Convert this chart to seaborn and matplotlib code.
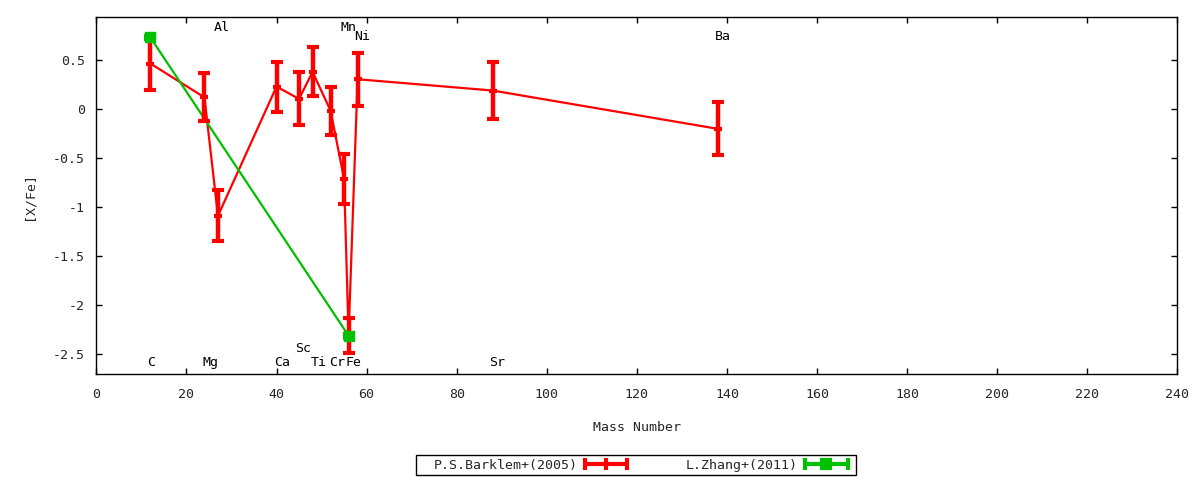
import numpy as np
import pandas as pd
import matplotlib
matplotlib.use("Agg")
import matplotlib.pyplot as plt
import seaborn as sns
from matplotlib.lines import Line2D
from matplotlib.patches import Rectangle
from matplotlib.legend_handler import HandlerBase

# ---------------- data ----------------
barklem_elements = ['C', 'Mg', 'Al', 'Ca', 'Sc', 'Ti', 'Cr', 'Mn', 'Fe', 'Ni', 'Sr', 'Ba']
barklem_mass = [12, 24, 27, 40, 45, 48, 52, 55, 56, 58, 88, 138]
barklem_xfe = [0.46, 0.115, -1.09, 0.225, 0.10, 0.375, -0.02, -0.715, -2.31, 0.30, 0.185, -0.205]
barklem_err = [0.27, 0.245, 0.26, 0.255, 0.27, 0.25, 0.245, 0.25, 0.18, 0.27, 0.29, 0.27]

zhang_elements = ['C', 'Fe']
zhang_mass = [12, 56]
zhang_xfe = [0.725, -2.31]
zhang_err = [0.02, 0.02]

label_text = ['C', 'Mg', 'Al', 'Ca', 'Sc', 'Ti', 'Cr', 'Mn', 'Fe', 'Ni', 'Sr', 'Ba']
label_x = [12.2, 25.3, 27.9, 41.3, 45.9, 49.3, 53.5, 55.9, 57.0, 59.0, 89.0, 139.0]
label_y = [-2.58, -2.58, 0.83, -2.58, -2.44, -2.58, -2.58, 0.83, -2.58, 0.73, -2.58, 0.73]

legend_labels = ['P.S.Barklem+(2005)', 'L.Zhang+(2011)']
x_ticks = [0, 20, 40, 60, 80, 100, 120, 140, 160, 180, 200, 220, 240]
y_ticks = [0.5, 0, -0.5, -1, -1.5, -2, -2.5]
y_tick_labels = ['0.5', '0', '-0.5', '-1', '-1.5', '-2', '-2.5']

RED = '#ff0000'
GREEN = '#00c000'

df_b = pd.DataFrame({'mass': barklem_mass, 'xfe': barklem_xfe, 'err': barklem_err})
df_z = pd.DataFrame({'mass': zhang_mass, 'xfe': zhang_xfe, 'err': zhang_err})

# ---------------- style ----------------
sns.set_theme(style='white')
plt.rcParams['font.family'] = ['DejaVu Sans Mono']
plt.rcParams['font.size'] = 9.5

fig = plt.figure(figsize=(12, 4.8), dpi=100)
ax = fig.add_axes([0.0803, 0.2208, 0.9008, 0.7431])

# connecting lines
sns.lineplot(data=df_b, x='mass', y='xfe', sort=False, color=RED, lw=1.6, ax=ax,
             legend=False, estimator=None)
sns.lineplot(data=df_z, x='mass', y='xfe', sort=False, color=GREEN, lw=1.6, ax=ax,
             legend=False, estimator=None)

# error bars
ax.errorbar(df_b['mass'], df_b['xfe'], yerr=df_b['err'], fmt='none', ecolor=RED,
            elinewidth=3.2, capsize=4, capthick=3, zorder=3)
ax.plot(df_b['mass'], df_b['xfe'], ls='none', marker='_', ms=5.5, mew=3, color=RED, zorder=3)

ax.errorbar(df_z['mass'], df_z['xfe'], yerr=df_z['err'], fmt='none', ecolor=GREEN,
            elinewidth=3, capsize=4, capthick=3, zorder=4)
ax.plot(df_z['mass'], df_z['xfe'], ls='none', marker='s', ms=6.5, color=GREEN, zorder=4)

# element labels
for t, x, y in zip(label_text, label_x, label_y):
    ax.text(x, y, t, ha='center', va='center', fontsize=9.5, color='black')

ax.set_xlim(0, 240)
ax.set_ylim(-2.7, 0.93)
ax.set_xticks(x_ticks)
ax.set_xticklabels([str(v) for v in x_ticks])
ax.set_yticks(y_ticks)
ax.set_yticklabels(y_tick_labels)
ax.tick_params(direction='in', length=4, width=1, color='black',
               top=True, right=True, bottom=True, left=True,
               labeltop=False, labelright=False, labelsize=9.5, pad=8)
ax.tick_params(axis='x', pad=10)
for s in ax.spines.values():
    s.set_color('black')
    s.set_linewidth(1)

ax.set_xlabel('Mass Number', fontsize=9.5)
ax.set_ylabel('[X/Fe]', fontsize=9.5)
ax.yaxis.set_label_coords(-0.056, 0.5)
ax.xaxis.set_label_coords(0.5, -0.131)


# legend
class ErrHandler(HandlerBase):
    def __init__(self, color, center_marker, center_ms):
        super().__init__()
        self.color = color
        self.center_marker = center_marker
        self.center_ms = center_ms

    def create_artists(self, legend, orig_handle, xdescent, ydescent, width, height,
                       fontsize, trans):
        y = height / 2 - ydescent
        x0 = -xdescent
        x1 = -xdescent + width
        line = Line2D([x0, x1], [y, y], color=self.color, lw=3)
        caps = Line2D([x0, x1], [y, y], ls='none', marker='|', ms=8, mew=3, color=self.color)
        center = Line2D([(x0 + x1) / 2], [y], ls='none', marker=self.center_marker,
                        ms=self.center_ms, mew=3, color=self.color)
        for a in (line, caps, center):
            a.set_transform(trans)
        return [line, caps, center]


h_red = Line2D([], [], color=RED)
h_green = Line2D([], [], color=GREEN)
leg = fig.legend([h_red, h_green], legend_labels,
                 handler_map={h_red: ErrHandler(RED, '|', 8), h_green: ErrHandler(GREEN, 's', 6)},
                 loc='center', bbox_to_anchor=(0.5337, 1 - 465 / 480), ncol=2,
                 markerfirst=False, frameon=False, handlelength=3.2, columnspacing=4.4,
                 borderpad=0.25, handletextpad=0.6, fontsize=9.5)
fig.patches.append(Rectangle((416 / 1200, 1 - 475 / 480), 440 / 1200, 20 / 480,
                             transform=fig.transFigure, fill=False, edgecolor='black',
                             linewidth=1))

fig.savefig('out.png', dpi=100)
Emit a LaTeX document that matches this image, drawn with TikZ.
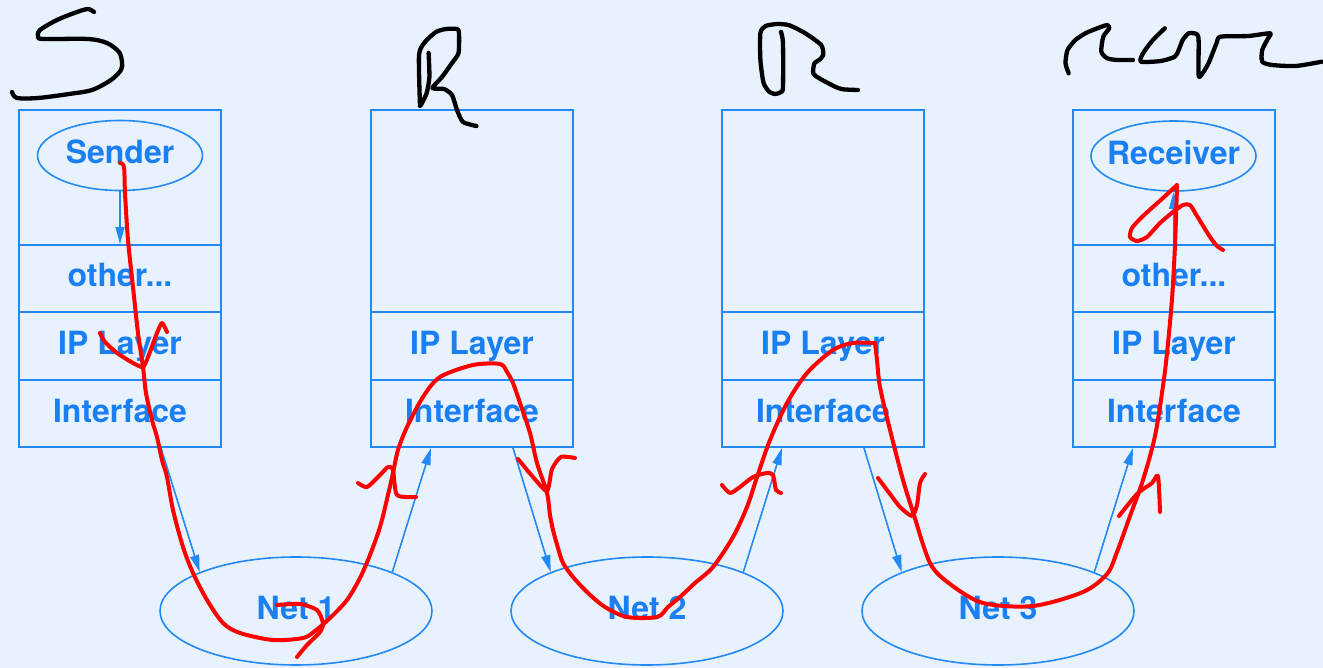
\documentclass[tikz,border=0pt]{standalone}
\usepackage{fontspec}
\setsansfont{TeX Gyre Heros}
\usetikzlibrary{shapes.geometric,arrows.meta,calc}
\definecolor{bgblue}{RGB}{232,242,254}
\definecolor{lineblue}{RGB}{35,137,245}
\definecolor{textblue}{RGB}{25,127,242}
\definecolor{penred}{RGB}{255,0,0}
\begin{document}
\begin{tikzpicture}[x=1pt,y=-1pt,
  labelfont/.style={text=textblue,font=\sffamily\bfseries\fontsize{32}{38}\selectfont,text height=23pt,text depth=6pt},
  stackframe/.style={draw=lineblue,line width=2pt,minimum width=202pt,minimum height=337pt,inner sep=0pt},
  rowbox/.style={draw=lineblue,line width=2pt,minimum width=202pt,inner sep=0pt,labelfont},
  appnode/.style={ellipse,draw=lineblue,line width=1.6pt,minimum width=165pt,minimum height=70pt,inner sep=0pt,
    label={[labelfont,inner sep=0pt]center:#1}},
  netcloud/.style={ellipse,draw=lineblue,line width=1.6pt,minimum width=272pt,minimum height=108pt,inner sep=0pt,labelfont},
  dataflow/.style={draw=lineblue,line width=1.6pt,-{Triangle[length=17pt,width=9pt]}},
  redpen/.style={draw=penred,line width=4pt,line cap=round,line join=round},
  inkpen/.style={draw=black,line width=4.3pt,line cap=round,line join=round}]

% canvas
\fill[bgblue] (0,0) rectangle (1323,668);
\useasboundingbox (0,0) rectangle (1323,668);

% sending host
\node[stackframe] (b1) at (120,278.5) {};
\node[appnode=Sender] (snd) at (120,155.5) {};
\node[rowbox,minimum height=67pt] (b1o) at (120,278.5) {other...};
\node[rowbox,minimum height=68pt] (b1i) at (120,346) {IP Layer};
\node[rowbox,minimum height=67pt] (b1f) at (120,413.5) {Interface};

% first router
\node[stackframe] (b2) at (472,278.5) {};
\node[rowbox,minimum height=68pt] (b2i) at (472,346) {IP Layer};
\node[rowbox,minimum height=67pt] (b2f) at (472,413.5) {Interface};

% second router
\node[stackframe] (b3) at (823,278.5) {};
\node[rowbox,minimum height=68pt] (b3i) at (823,346) {IP Layer};
\node[rowbox,minimum height=67pt] (b3f) at (823,413.5) {Interface};

% receiving host
\node[stackframe] (b4) at (1174,278.5) {};
\node[appnode=Receiver] (rcv) at (1173.5,156) {};
\node[rowbox,minimum height=67pt] (b4o) at (1174,278.5) {other...};
\node[rowbox,minimum height=68pt] (b4i) at (1174,346) {IP Layer};
\node[rowbox,minimum height=67pt] (b4f) at (1174,413.5) {Interface};

% networks
\node[netcloud] (n1) at (296,611) {Net 1};
\node[netcloud] (n2) at (647,611) {Net 2};
\node[netcloud] (n3) at (998,611) {Net 3};

% packet flow
\draw[dataflow] (snd.south) -- (b1o.north);
\draw[dataflow] ($(b1f.south west)+(143,0)$) -- (n1.158);
\draw[dataflow] (n1.22) -- ($(b2f.south west)+(61,0)$);
\draw[dataflow] ($(b2f.south west)+(143,0)$) -- (n2.158);
\draw[dataflow] (n2.22) -- ($(b3f.south west)+(61,0)$);
\draw[dataflow] ($(b3f.south west)+(143,0)$) -- (n3.158);
\draw[dataflow] (n3.22) -- ($(b4f.south west)+(61,0)$);
\draw[dataflow] (b4o.north) -- (rcv.south);

% red path of the packet, sender to second router
\draw[redpen] plot[smooth,tension=0.5] coordinates {
 (120,163) (124,167) (125,193) (128,240) (133,287) (138,333) (143,367) (146,393)
 (152,420) (157,437) (162,460) (167,477) (173,510) (183,547) (193,573) (207,600)
 (223,623) (240,633) (273,640) (303,638) (315,631) (330,618) (347,600) (360,578)
 (370,555) (380,527) (388,495) (393,473) (398,450) (407,427) (423,397) (440,377)
 (473,365) (500,364) (507,372) (513,383) (520,403) (530,433) (537,463) (547,493)
 (550,515) (553,530) (558,548) (563,563) (573,577) (588,593) (605,607) (627,617)
 (657,617) (668,607) (680,597) (695,583) (713,567) (733,537) (747,507) (757,477)
 (770,440) (787,403) (807,373) (833,350) (853,343) (875,343)};
% red path, second router to receiver
\draw[redpen] plot[smooth,tension=0.5] coordinates {
 (875,343) (877,360) (880,387) (890,430) (903,480) (913,512) (930,563) (950,584)
 (983,603) (1033,606) (1083,592) (1107,574) (1117,552) (1130,516) (1143,480)
 (1155,436) (1163,386) (1167,353) (1172,299) (1175,245) (1177,187)};

% red arrow marks along the path
\draw[redpen] plot[smooth,tension=0.4] coordinates {
 (100,333) (105,342) (117,353) (133,363) (143,367) (148,357) (157,333) (162,323) (167,332)};
\draw[redpen] plot[smooth,tension=0.4] coordinates {
 (277,605) (300,604) (317,610) (323,623) (320,632) (307,645) (297,657)};
\draw[redpen] plot[smooth,tension=0.4] coordinates {
 (358,483) (367,487) (380,475) (388,467) (393,470) (397,495) (416,497)};
\draw[redpen] plot[smooth,tension=0.4] coordinates {
 (518,459) (533,477) (547,491) (552,469) (561,457) (575,458)};
\draw[redpen] plot[smooth,tension=0.4] coordinates {
 (722,485) (730,493) (740,487) (753,477) (767,473) (773,475) (776,490) (781,493)};
\draw[redpen] plot[smooth,tension=0.4] coordinates {
 (878,478) (890,494) (900,507) (912,516) (917,505) (920,483) (925,474)};
\draw[redpen] plot[smooth,tension=0.4] coordinates {
 (1119,516) (1137,494) (1152,483) (1158,476) (1160,512)};
\draw[redpen] plot[smooth,tension=0.4] coordinates {
 (1177,185) (1163,198) (1143,216) (1132,228) (1130,237) (1137,241) (1147,237)
 (1160,223) (1173,212) (1183,205) (1190,205) (1197,216) (1210,237) (1217,246) (1223,250)};

% handwritten labels
\draw[inkpen] plot[smooth,tension=0.5] coordinates {
 (94,12) (88,9) (77,12) (57,20) (40,30) (38,37) (44,39) (88,39) (107,43) (119,52)
 (122,62) (121,70) (111,80) (92,90) (69,94) (38,98) (17,98) (12,92)};
\draw[inkpen] plot[smooth,tension=0.4] coordinates {
 (420,106) (419,55) (425,42) (436,32) (446,29) (457,29) (459,33) (458.5,53) (452,63)
 (442,77) (432.5,88) (444,89) (452,95) (457,110) (463,122) (476.5,126)};
\draw[inkpen] plot[smooth,tension=0.4] coordinates {
 (428.6,53) (429.4,77) (426.7,93) (421,105)};
\draw[inkpen] plot[smooth,tension=0.4] coordinates {
 (781,32) (783,43) (783,87) (781,92) (775.5,94) (769.5,92) (763.6,83) (760.4,60)
 (760.4,33) (765.6,26) (777.5,24) (789.4,25.3) (805.3,33.3) (821.2,45) (823.2,55)
 (819.2,60) (814.4,63.3) (813.2,73.3) (819.2,78.3) (835.1,86.7) (843,89.3) (858,90)};
\draw[inkpen] plot[smooth,tension=0.4] coordinates {
 (1068.7,73.3) (1065.5,63.3) (1067.5,50) (1075.4,40) (1085.4,33.3) (1097.3,28.3)
 (1107.2,25) (1109.2,28.3) (1103.3,36.7) (1101.3,51.7) (1107.2,58.3) (1117.2,60) (1133,60)};
\draw[inkpen] plot[smooth,tension=0.4] coordinates {
 (1164.8,28.3) (1152.9,40) (1143,53.3) (1141,61.7) (1160.9,61) (1174.8,56.7)
 (1178.7,50) (1182.7,40) (1188.7,33.3) (1196.6,34) (1198.6,40) (1198.6,75)
 (1201.4,75) (1208.5,63.3) (1216.5,43.3) (1220.5,36.7) (1248.3,36) (1270.1,33.3)
 (1268.1,38.3) (1262.2,50) (1262.2,61.7) (1272.1,65) (1295.9,66) (1321.8,61.7)};
\end{tikzpicture}
\end{document}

Stated task:
Pictures are excluded: retype only the lines from the beginning of the listing above through the line with "0.27, 0.29, 0.27]", both included.

Response to this exercise:
Convert this chart to seaborn and matplotlib code.
import numpy as np
import pandas as pd
import matplotlib
matplotlib.use("Agg")
import matplotlib.pyplot as plt
import seaborn as sns
from matplotlib.lines import Line2D
from matplotlib.patches import Rectangle
from matplotlib.legend_handler import HandlerBase

# ---------------- data ----------------
barklem_elements = ['C', 'Mg', 'Al', 'Ca', 'Sc', 'Ti', 'Cr', 'Mn', 'Fe', 'Ni', 'Sr', 'Ba']
barklem_mass = [12, 24, 27, 40, 45, 48, 52, 55, 56, 58, 88, 138]
barklem_xfe = [0.46, 0.115, -1.09, 0.225, 0.10, 0.375, -0.02, -0.715, -2.31, 0.30, 0.185, -0.205]
barklem_err = [0.27, 0.245, 0.26, 0.255, 0.27, 0.25, 0.245, 0.25, 0.18, 0.27, 0.29, 0.27]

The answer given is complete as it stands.